→ PROBLEM STATEMENT: Pick out each line containing the string "this" and copy it.

────

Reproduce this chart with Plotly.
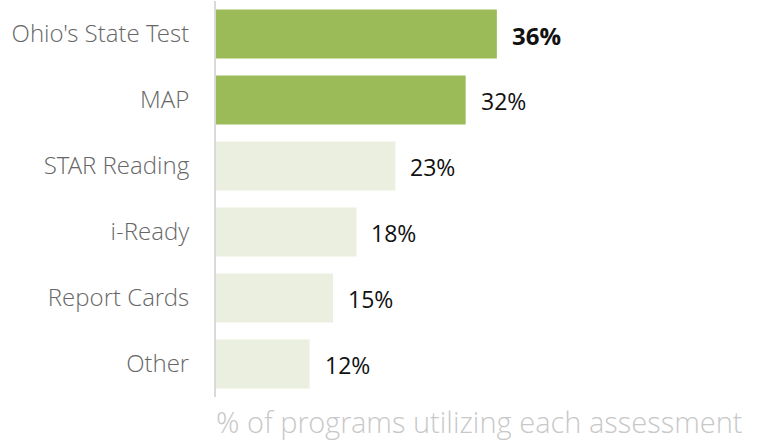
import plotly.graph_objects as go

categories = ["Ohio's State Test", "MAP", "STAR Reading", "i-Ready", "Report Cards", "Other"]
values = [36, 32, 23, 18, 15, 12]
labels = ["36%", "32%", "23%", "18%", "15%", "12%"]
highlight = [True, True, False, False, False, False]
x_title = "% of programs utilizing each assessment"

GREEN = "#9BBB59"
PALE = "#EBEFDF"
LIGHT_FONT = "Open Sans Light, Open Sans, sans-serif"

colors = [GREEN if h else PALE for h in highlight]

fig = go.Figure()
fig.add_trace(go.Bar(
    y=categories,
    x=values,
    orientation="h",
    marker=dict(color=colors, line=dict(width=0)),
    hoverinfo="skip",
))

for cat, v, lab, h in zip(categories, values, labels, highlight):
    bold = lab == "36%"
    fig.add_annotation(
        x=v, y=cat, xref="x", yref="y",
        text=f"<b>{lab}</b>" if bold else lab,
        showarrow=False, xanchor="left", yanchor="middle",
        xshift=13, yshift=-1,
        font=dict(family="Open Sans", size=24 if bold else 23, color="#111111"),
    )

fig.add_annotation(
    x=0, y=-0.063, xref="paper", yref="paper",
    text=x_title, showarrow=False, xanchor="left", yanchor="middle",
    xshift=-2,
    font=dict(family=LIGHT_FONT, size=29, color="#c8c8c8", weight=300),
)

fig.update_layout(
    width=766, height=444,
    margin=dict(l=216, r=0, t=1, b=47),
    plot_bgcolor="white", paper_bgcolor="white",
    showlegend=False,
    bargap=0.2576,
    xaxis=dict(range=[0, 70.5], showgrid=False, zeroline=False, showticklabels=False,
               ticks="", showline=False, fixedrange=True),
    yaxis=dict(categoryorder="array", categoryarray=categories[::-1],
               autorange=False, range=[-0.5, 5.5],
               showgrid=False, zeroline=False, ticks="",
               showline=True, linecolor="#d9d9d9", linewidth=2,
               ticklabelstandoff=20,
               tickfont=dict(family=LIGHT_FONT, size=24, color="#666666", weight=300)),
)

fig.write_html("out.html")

────

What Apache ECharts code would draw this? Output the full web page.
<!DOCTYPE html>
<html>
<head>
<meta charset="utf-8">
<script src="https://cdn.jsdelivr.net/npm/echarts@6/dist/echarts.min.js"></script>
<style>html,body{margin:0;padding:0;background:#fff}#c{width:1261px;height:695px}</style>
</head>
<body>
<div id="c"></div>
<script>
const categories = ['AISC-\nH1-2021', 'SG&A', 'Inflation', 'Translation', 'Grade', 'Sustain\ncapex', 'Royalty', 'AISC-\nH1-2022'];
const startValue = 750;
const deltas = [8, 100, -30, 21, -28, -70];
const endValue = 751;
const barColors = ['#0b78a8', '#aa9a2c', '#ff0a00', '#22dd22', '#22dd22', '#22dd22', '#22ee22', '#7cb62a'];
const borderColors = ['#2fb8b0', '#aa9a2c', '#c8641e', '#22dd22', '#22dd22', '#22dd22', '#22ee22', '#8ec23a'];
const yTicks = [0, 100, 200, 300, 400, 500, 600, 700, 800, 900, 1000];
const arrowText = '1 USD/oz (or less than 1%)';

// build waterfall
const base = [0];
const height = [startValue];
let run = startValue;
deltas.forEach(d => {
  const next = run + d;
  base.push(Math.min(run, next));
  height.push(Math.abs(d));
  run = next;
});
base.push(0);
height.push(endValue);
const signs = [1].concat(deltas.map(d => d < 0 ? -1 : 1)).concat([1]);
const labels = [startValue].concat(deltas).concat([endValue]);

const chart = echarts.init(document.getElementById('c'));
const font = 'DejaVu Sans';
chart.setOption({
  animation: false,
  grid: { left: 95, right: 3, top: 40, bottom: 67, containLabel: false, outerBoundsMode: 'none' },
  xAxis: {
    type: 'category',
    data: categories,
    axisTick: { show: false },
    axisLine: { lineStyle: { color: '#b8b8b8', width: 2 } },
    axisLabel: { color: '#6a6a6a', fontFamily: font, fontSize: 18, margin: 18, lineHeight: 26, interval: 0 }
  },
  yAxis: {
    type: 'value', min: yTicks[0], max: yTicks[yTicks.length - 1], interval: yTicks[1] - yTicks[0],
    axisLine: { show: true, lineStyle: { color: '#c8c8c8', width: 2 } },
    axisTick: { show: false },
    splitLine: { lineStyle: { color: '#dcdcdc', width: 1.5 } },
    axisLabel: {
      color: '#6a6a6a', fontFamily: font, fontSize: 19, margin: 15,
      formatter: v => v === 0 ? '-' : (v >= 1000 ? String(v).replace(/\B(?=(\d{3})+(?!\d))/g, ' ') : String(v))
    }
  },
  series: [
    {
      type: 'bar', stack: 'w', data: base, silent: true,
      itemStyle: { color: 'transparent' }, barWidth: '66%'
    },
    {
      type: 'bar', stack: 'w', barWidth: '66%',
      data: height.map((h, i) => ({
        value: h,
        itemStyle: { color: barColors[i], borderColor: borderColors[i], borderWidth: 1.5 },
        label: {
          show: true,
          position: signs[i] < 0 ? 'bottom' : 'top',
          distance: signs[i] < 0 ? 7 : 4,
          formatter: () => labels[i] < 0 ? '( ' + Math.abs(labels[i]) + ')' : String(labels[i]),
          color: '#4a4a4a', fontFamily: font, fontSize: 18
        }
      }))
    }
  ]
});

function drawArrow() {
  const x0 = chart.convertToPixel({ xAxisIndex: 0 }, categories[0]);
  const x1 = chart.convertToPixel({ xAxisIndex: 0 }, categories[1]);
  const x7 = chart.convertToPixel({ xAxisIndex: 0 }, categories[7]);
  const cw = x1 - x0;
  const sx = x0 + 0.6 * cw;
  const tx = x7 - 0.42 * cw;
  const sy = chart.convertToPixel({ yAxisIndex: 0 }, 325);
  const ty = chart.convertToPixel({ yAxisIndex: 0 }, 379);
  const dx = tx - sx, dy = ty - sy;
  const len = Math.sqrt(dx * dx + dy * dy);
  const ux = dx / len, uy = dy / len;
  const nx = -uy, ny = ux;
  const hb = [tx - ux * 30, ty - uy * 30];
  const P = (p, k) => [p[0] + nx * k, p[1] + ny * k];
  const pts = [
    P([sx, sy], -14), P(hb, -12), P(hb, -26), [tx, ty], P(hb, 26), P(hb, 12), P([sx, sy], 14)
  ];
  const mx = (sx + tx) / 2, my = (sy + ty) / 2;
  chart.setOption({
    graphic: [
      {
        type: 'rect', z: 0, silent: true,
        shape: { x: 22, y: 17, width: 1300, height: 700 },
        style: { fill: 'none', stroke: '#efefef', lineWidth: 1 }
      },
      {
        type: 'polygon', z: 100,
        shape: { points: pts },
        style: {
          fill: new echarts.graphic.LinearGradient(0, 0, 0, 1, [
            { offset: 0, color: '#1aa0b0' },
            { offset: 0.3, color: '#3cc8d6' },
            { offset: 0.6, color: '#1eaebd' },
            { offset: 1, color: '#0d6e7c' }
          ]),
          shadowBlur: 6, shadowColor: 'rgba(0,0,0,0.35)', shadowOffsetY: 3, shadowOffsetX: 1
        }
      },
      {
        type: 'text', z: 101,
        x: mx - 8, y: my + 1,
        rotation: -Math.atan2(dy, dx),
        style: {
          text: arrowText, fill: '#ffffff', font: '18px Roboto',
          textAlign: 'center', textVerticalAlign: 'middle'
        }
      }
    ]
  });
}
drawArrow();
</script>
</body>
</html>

────

→ RESPONSE BELOW:
Reproduce this chart with Plotly.
What Apache ECharts code would draw this? Output the full web page.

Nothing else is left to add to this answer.